The number of homes sold in 2012 and in 2013 well exceeds the level in 2006. Even with supply down and demand strong, prices didn’t move up strongly until late 2012, thanks to the earlier impact of foreclosures on the market. That lessened in 2011 and was way down in 2012 and even more so in 2013. In 2014 distressed sales make a neglible part of the market.
In 2010 foreclosures (aka, REO’s) represented 33% of single family home sales. In 2012 was figure was 15%. Right now (March 2014) it’s 5.5%. At any given moment in 2010 there would have been 28-30 REO homes on the market. In 2012 that figure was down to 11. Now it’s 4.
We’ve seen a similar trend with Short-sales as well – actually even more dramatic; only one short-slae so far in 2014.
Reduced competition from the receding number of distressed properties on the market has finally allowed overall prices to rise.
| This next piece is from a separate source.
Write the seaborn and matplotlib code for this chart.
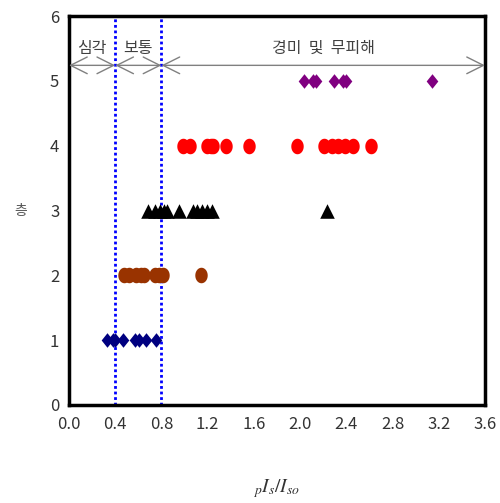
import numpy as np
import pandas as pd
import matplotlib
matplotlib.use('Agg')
import matplotlib.pyplot as plt
from matplotlib.path import Path
import seaborn as sns

# values (x = pIs/Iso, y = storey)
floor1_x = [0.33, 0.38, 0.40, 0.47, 0.57, 0.61, 0.67, 0.75]
floor2_x = [0.48, 0.52, 0.58, 0.62, 0.65, 0.74, 0.78, 0.81, 1.14]
floor3_x = [0.68, 0.74, 0.79, 0.82, 0.85, 0.95, 1.07, 1.11, 1.15, 1.19, 1.24, 2.23]
floor4_x = [0.99, 1.05, 1.19, 1.23, 1.25, 1.36, 1.56, 1.97, 2.21, 2.28, 2.33, 2.39, 2.46, 2.61]
floor5_x = [2.03, 2.11, 2.14, 2.29, 2.37, 2.40, 3.14]

floors = [1, 2, 3, 4, 5]
floor_colors = ['#000080', '#993300', '#000000', '#FF0000', '#800080']

# damage class limits
limits = [0.0, 0.4, 0.8, 3.6]
zone_labels = ['심각', '보통', '경미  및  무피해']

xticks = [0.0, 0.4, 0.8, 1.2, 1.6, 2.0, 2.4, 2.8, 3.2, 3.6]
yticks = [0, 1, 2, 3, 4, 5, 6]

# slightly tall ellipse / diamond markers like the original
t = np.linspace(0, 2 * np.pi, 40)
ellipse = Path(np.column_stack([0.8 * np.cos(t), np.sin(t)]), closed=True)
diamond = Path([(0, 1), (0.8, 0), (0, -1), (-0.8, 0), (0, 1)], closed=True)
floor_markers = [diamond, ellipse, '^', ellipse, diamond]
floor_sizes = [110, 125, 110, 125, 110]

rows = []
for f, xs in zip(floors, [floor1_x, floor2_x, floor3_x, floor4_x, floor5_x]):
	for x in xs:
		rows.append({'x': x, 'floor': f})
df = pd.DataFrame(rows)

sns.set_style('white')
plt.rcParams['font.family'] = ['Noto Sans CJK KR', 'DejaVu Sans']
plt.rcParams['mathtext.fontset'] = 'stix'

fig = plt.figure(figsize=(5, 5.03), dpi=100)
ax = fig.add_axes([0.138, 0.195, 0.832, 0.773])

for f, c, m, s in zip(floors, floor_colors, floor_markers, floor_sizes):
	sub = df[df.floor == f]
	sns.scatterplot(data=sub, x='x', y='floor', color=c, marker=m, s=s,
			linewidth=0, ax=ax, legend=False, zorder=3)

# boundary lines
for v in limits[1:-1]:
	ax.axvline(v, color='#0000FF', linestyle=(0, (1, 1)), linewidth=2, zorder=2)

# zone arrows and labels
for i in range(len(zone_labels)):
	a, b = limits[i], limits[i + 1]
	ax.annotate('', xy=(a, 5.24), xytext=(b, 5.24),
		    arrowprops=dict(arrowstyle='<->,head_length=0.8,head_width=0.4',
				    mutation_scale=15, color='#808080', lw=1,
				    shrinkA=0, shrinkB=0))
	ax.text((a + b) / 2, 5.5, zone_labels[i], ha='center', va='center',
		fontsize=11.5, color='#404040')

ax.set_xlim(0, 3.6)
ax.set_ylim(0, 6)
ax.set_xticks(xticks)
ax.set_xticklabels(['%.1f' % t for t in xticks])
ax.set_yticks(yticks)
ax.tick_params(direction='in', length=4, width=1, labelsize=12,
	       labelcolor='#333333', pad=8)
ax.tick_params(axis='y', pad=7)
for sp in ax.spines.values():
	sp.set_linewidth(2.5)
	sp.set_color('black')

ax.set_xlabel(r'$_{p}I_{s}/I_{so}$', fontsize=14, color='#333333', va='center')
ax.xaxis.set_label_coords(0.5, -0.214)
ax.set_ylabel('층', fontsize=10, color='#555555', rotation=0,
	      ha='center', va='center')
ax.yaxis.set_label_coords(-0.115, 0.5)

fig.savefig('out.png', dpi=100)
Longterm, I think that we can expect a hyperbolic market ahead for at least another decade or two based on Baby Boom deomgraphics and our local market fundamentals, very limited supply and strong demand. Prices will go sky high within this decade and stay there. Right now is probably the buyer’s best opportunity to get in with the expectation of phenomenal capital gain.
So what generally drives the Sedona real estate market in the long-term? Economics 101, Supply and Demand theory in action. Sedona AZ is an island of private land surrounded by National Forest and the supply is shrinking inevitably. Demand is being pushed by the demographics of the Baby Boom. The majority of our clients these days are Boomers in their 50s and 60’s. They’re buying land and second homes with an eye toward retirement in a few years or now. The “forty some-things” are just starting to appear. This demographic phenomenon is likely to continue for another couple of decades, ultimately pushing prices to unimaginable heights as the supply of land runs out.